4.1.4 Document D4 constitutes prior art within the meaning of Article 54(3) EPC. The document discloses a method of detecting defects in a structure, the method including the steps of energizing the structure by means of sound energy having one or more frequencies and imaging the structure by means of a thermal imaging camera (abstract and page 4, lines 6 to 12). The camera generates images constituted by an arrangement of pixels (page 8, lines 24 and 25), but the document is silent as to a processing operation of the intensities of the images at each of a plurality of image pixel positions as required by the claimed method.

4.1.5 Having regard to the above, the method defined in claim 1 is new over the disclosure of documents D1 to D4 considered by the examining division in its decision. The remaining documents on file are less relevant than documents D1 to D4.

4.2 According to the disclosure of the application, the bandwidth characteristics of a broad-band acoustic signal as claimed improves the detection of defects in structures having complex geometries (page 1, lines 19 to 23, and page 3, lines 20 to 22 and 33 to 35). None of the documents on file constituting prior art within the meaning of Article 54(2) EPC discloses or suggests the use of a broad-band acoustic signal in an inspection method of the type under consideration, nor the technical effects achieved therewith. In particular, document D3 addresses the problem of improving the detection capability of the inspection method (page 1, second paragraph, page 7, second and third paragraphs, and page 8, second paragraph), but the document only proposes the use of an acoustic signal having two signal components intensity-modulated pi/2 out of phase and having respectively a frequency of 35 and 40 Hz (page 6, last paragraph, and page 3, second paragraph); and documents D1 and D2 are - as already concluded in points 4.1.1 and 4.1.2 above - silent as to the use of a broad-band acoustic signal.

Accordingly, the method defined in claim 1 involves an inventive step within the meaning of Article 56 EPC over the available prior art.

4.3 Independent claim 8 is directed to an apparatus for detecting defects in structures, and the functional and structural features of the different means of the claimed apparatus are essentially in one-to-one correspondence with the steps of the method defined in claim 1. Accordingly, the assessment of novelty and of inventive step of the method of claim 1 in points 4.1 and 4.2 above is readily applicable to the apparatus defined in independent claim 8.

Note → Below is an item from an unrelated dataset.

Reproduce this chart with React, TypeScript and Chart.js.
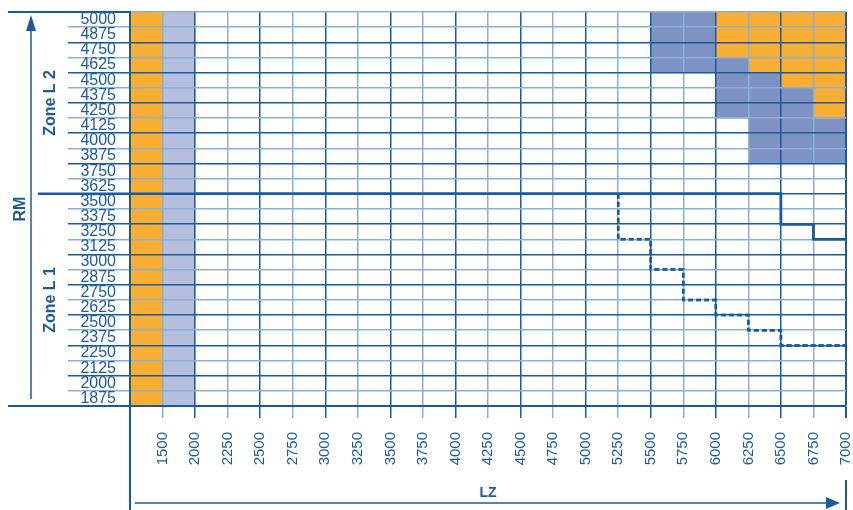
import { useEffect, useRef } from 'react';
import { Chart, registerables } from 'chart.js';

Chart.register(...registerables);

// LZ column labels (drawn at the right edge of each column)
const lzLabels = ['1500', '2000', '2250', '2500', '2750', '3000', '3250', '3500', '3750', '4000', '4250',
  '4500', '4750', '5000', '5250', '5500', '5750', '6000', '6250', '6500', '6750', '7000'];
// RM row labels, top to bottom
const rmLabels = [5000, 4875, 4750, 4625, 4500, 4375, 4250, 4125, 4000, 3875, 3750, 3625, 3500,
  3375, 3250, 3125, 3000, 2875, 2750, 2625, 2500, 2375, 2250, 2125, 2000, 1875];
const rmStep = 125;

// One string per RM row (top -> bottom), one character per LZ column:
// O = orange, L = lavender, B = blue, . = empty
const cellRows = [
  'OL..............BBOOOO',
  'OL..............BBOOOO',
  'OL..............BBOOOO',
  'OL..............BBBOOO',
  'OL................BBOO',
  'OL................BBBO',
  'OL................BBBO',
  'OL.................BBB',
  'OL.................BBB',
  'OL.................BBB',
  'OL....................',
  'OL....................',
  'OL....................',
  'OL....................',
  'OL....................',
  'OL....................',
  'OL....................',
  'OL....................',
  'OL....................',
  'OL....................',
  'OL....................',
  'OL....................',
  'OL....................',
  'OL....................',
  'OL....................',
  'OL....................',
];

// Zone L1 / L2 limit (solid): column line where each level starts, and RM level
const l1LimitX = [0, 20, 21, 22];
const l1LimitRM = [3562.5, 3312.5, 3187.5, 3187.5];
// Dashed limit
const dashLimitX = [15, 15, 16, 17, 18, 19, 20, 22];
const dashLimitRM = [3562.5, 3187.5, 2937.5, 2687.5, 2562.5, 2437.5, 2312.5, 2312.5];

const DARK = '#1b5a9b';
const LIGHT = '#8cafd5';
const TEXT = '#1e5b9c';
const ORANGE = '#f8ae33';
const LAVENDER = '#b6bedd';
const BLUE = '#7f92c4';

function buildRuns(code: string) {
  const data: any[] = [];
  for (let c = 0; c < lzLabels.length; c++) {
    let r = 0;
    while (r < rmLabels.length) {
      if (cellRows[r][c] !== code) { r++; continue; }
      let e = r;
      while (e + 1 < rmLabels.length && cellRows[e + 1][c] === code) e++;
      data.push({ x: c + 0.5, y: [rmLabels[e] - rmStep / 2, rmLabels[r] + rmStep / 2] });
      r = e + 1;
    }
  }
  return data;
}

const decor = {
  id: 'decor',
  afterDraw(chart: any) {
    const { ctx, chartArea: a, scales } = chart;
    const ys = scales.y;
    // boundary lines on top of the grid
    chart.data.datasets.forEach((ds: any, i: number) => {
      if (ds.type === 'line') chart.getDatasetMeta(i).controller.draw();
    });
    ctx.save();
    ctx.strokeStyle = DARK;
    ctx.fillStyle = DARK;
    const seg = (x1: number, y1: number, x2: number, y2: number, w: number) => {
      ctx.lineWidth = w;
      ctx.beginPath();
      ctx.moveTo(x1, y1);
      ctx.lineTo(x2, y2);
      ctx.stroke();
    };
    const tri = (p: number[]) => {
      ctx.beginPath();
      ctx.moveTo(p[0], p[1]);
      ctx.lineTo(p[2], p[3]);
      ctx.lineTo(p[4], p[5]);
      ctx.closePath();
      ctx.fill();
    };
    seg(8, a.top, a.left, a.top, 2);
    seg(8, a.bottom, a.left, a.bottom, 2);
    const yz = ys.getPixelForValue(l1LimitRM[0]);
    seg(38, yz, a.left, yz, 2.5);
    seg(a.left, a.bottom, a.left, chart.height, 2);
    seg(a.right, chart.height - 30, a.right, chart.height, 2);
    // RM arrow
    seg(31, a.bottom - 7, 31, 28, 1.5);
    tri([31, 15, 26, 31, 36, 31]);
    // LZ arrow
    seg(a.left + 5, 503, a.right - 18, 503, 1.5);
    tri([a.right - 6, 503, a.right - 20, 497, a.right - 20, 509]);
    // texts
    ctx.fillStyle = TEXT;
    ctx.textAlign = 'center';
    ctx.textBaseline = 'middle';
    const rot = (t: string, x: number, y: number) => {
      ctx.save();
      ctx.translate(x, y);
      ctx.rotate(-Math.PI / 2);
      ctx.fillText(t, 0, 0);
      ctx.restore();
    };
    ctx.font = 'bold 16px "Liberation Sans", Arial, sans-serif';
    rot('RM', 21, (a.top + a.bottom) / 2);
    rot('Zone L 2', 51, (a.top + yz) / 2);
    rot('Zone L 1', 51, (yz + a.bottom) / 2);
    ctx.font = 'bold 14px "Liberation Sans", Arial, sans-serif';
    ctx.fillText('LZ', (a.left + a.right) / 2, 493);
    ctx.restore();
  },
};

export default function App() {
  const ref = useRef<HTMLCanvasElement>(null);
  useEffect(() => {
    const nCols = lzLabels.length;
    const chart = new Chart(ref.current as HTMLCanvasElement, {
      type: 'bar',
      data: {
        datasets: [
          { type: 'bar', data: buildRuns('O'), backgroundColor: ORANGE, grouped: false, barPercentage: 1, categoryPercentage: 1, borderWidth: 0 } as any,
          { type: 'bar', data: buildRuns('L'), backgroundColor: LAVENDER, grouped: false, barPercentage: 1, categoryPercentage: 1, borderWidth: 0 } as any,
          { type: 'bar', data: buildRuns('B'), backgroundColor: BLUE, grouped: false, barPercentage: 1, categoryPercentage: 1, borderWidth: 0 } as any,
          { type: 'line', data: l1LimitX.map((v, i) => ({ x: v, y: l1LimitRM[i] })), borderColor: DARK, borderWidth: 2.5, pointRadius: 0, stepped: 'before', fill: false } as any,
          { type: 'line', data: dashLimitX.map((v, i) => ({ x: v, y: dashLimitRM[i] })), borderColor: DARK, borderWidth: 2.5, borderDash: [5, 3], pointRadius: 0, stepped: 'before', fill: false } as any,
        ],
      },
      options: {
        animation: false,
        responsive: false,
        events: [],
        layout: { padding: { top: 12, right: 7, bottom: 0, left: 0 } },
        plugins: { legend: { display: false }, tooltip: { enabled: false } },
        scales: {
          x: {
            type: 'linear',
            min: 0,
            max: nCols,
            offset: false,
            afterBuildTicks: (s: any) => { s.ticks = Array.from({ length: nCols + 1 }, (_, i) => ({ value: i })); },
            afterFit: (s: any) => { s.height = 104; s.paddingLeft = 0; s.paddingRight = 0; },
            grid: {
              z: 1,
              offset: false,
              tickLength: 12,
              color: (c: any) => (c.index % 2 === 0 ? DARK : LIGHT),
              lineWidth: (c: any) => (c.index === nCols ? 2 : 1.5),
            },
            border: { color: DARK, width: 2, z: 1 },
            ticks: {
              z: 2,
              autoSkip: false,
              minRotation: 90,
              maxRotation: 90,
              padding: 14,
              color: TEXT,
              font: { family: '"Liberation Sans", Arial, sans-serif', size: 15 },
              callback: (v: any) => (v === 0 ? '' : lzLabels[v - 1]),
            },
          } as any,
          y: {
            type: 'linear',
            min: rmLabels[rmLabels.length - 1] - rmStep / 2,
            max: rmLabels[0] + rmStep / 2,
            afterBuildTicks: (s: any) => { s.ticks = [...rmLabels].reverse().map((v) => ({ value: v })); },
            afterFit: (s: any) => { s.width = 130; s.paddingTop = 0; s.paddingBottom = 0; },
            grid: {
              z: 1,
              offset: true,
              tickLength: 62,
              color: (c: any) => (c.index % 2 === 0 ? DARK : LIGHT),
              lineWidth: (c: any) => (c.index === 0 || c.index === rmLabels.length ? 2 : 1.5),
            },
            border: { color: DARK, width: 2, z: 1 },
            ticks: {
              z: 2,
              autoSkip: false,
              padding: -48,
              color: TEXT,
              font: { family: '"Liberation Sans", Arial, sans-serif', size: 16 },
              callback: (v: any) => String(v),
            },
          } as any,
        },
      },
      plugins: [decor],
    });
    return () => chart.destroy();
  }, []);
  return (
    <div style={{ position: 'absolute', left: 0, top: 0, width: 853, height: 510, background: '#fff' }}>
      <canvas ref={ref} width={853} height={510} />
    </div>
  );
}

4.4 The Board concludes that the subject-matter of independent claims 1 and 8, as well as that of dependent claims 2 to 7 and 9 to 19, is new and involves an inventive step over the available prior art (Article 52(1) together with Articles 54(1) and 56 EPC).

5. The Board is also satisfied that the application documents amended according to the present request of the appellant and the invention to which they relate meet the remaining requirements of the EPC within the meaning of Article 97(1) EPC. The Board therefore concludes that the decision under appeal is to be set aside and a patent be granted on the basis of the application documents amended according to the present request of the appellant.

Order

For these reasons it is decided that:

1. The decision under appeal is set aside.

2. The case is remitted to the department of first instance with the order to grant a patent on the basis of the following application documents:

- claims: claims 1 to 19 filed with the letter dated 4 April 2013;

- description: page 1 filed with the letter dated 18 December 2007, pages 1a and 2 to 4 filed with the letter dated 4 April 2013, and pages 5 and 6 of the application as filed; and

- drawings: sheets 1/4 to 3/4 of the application as filed, sheet 4/4 of the application being cancelled.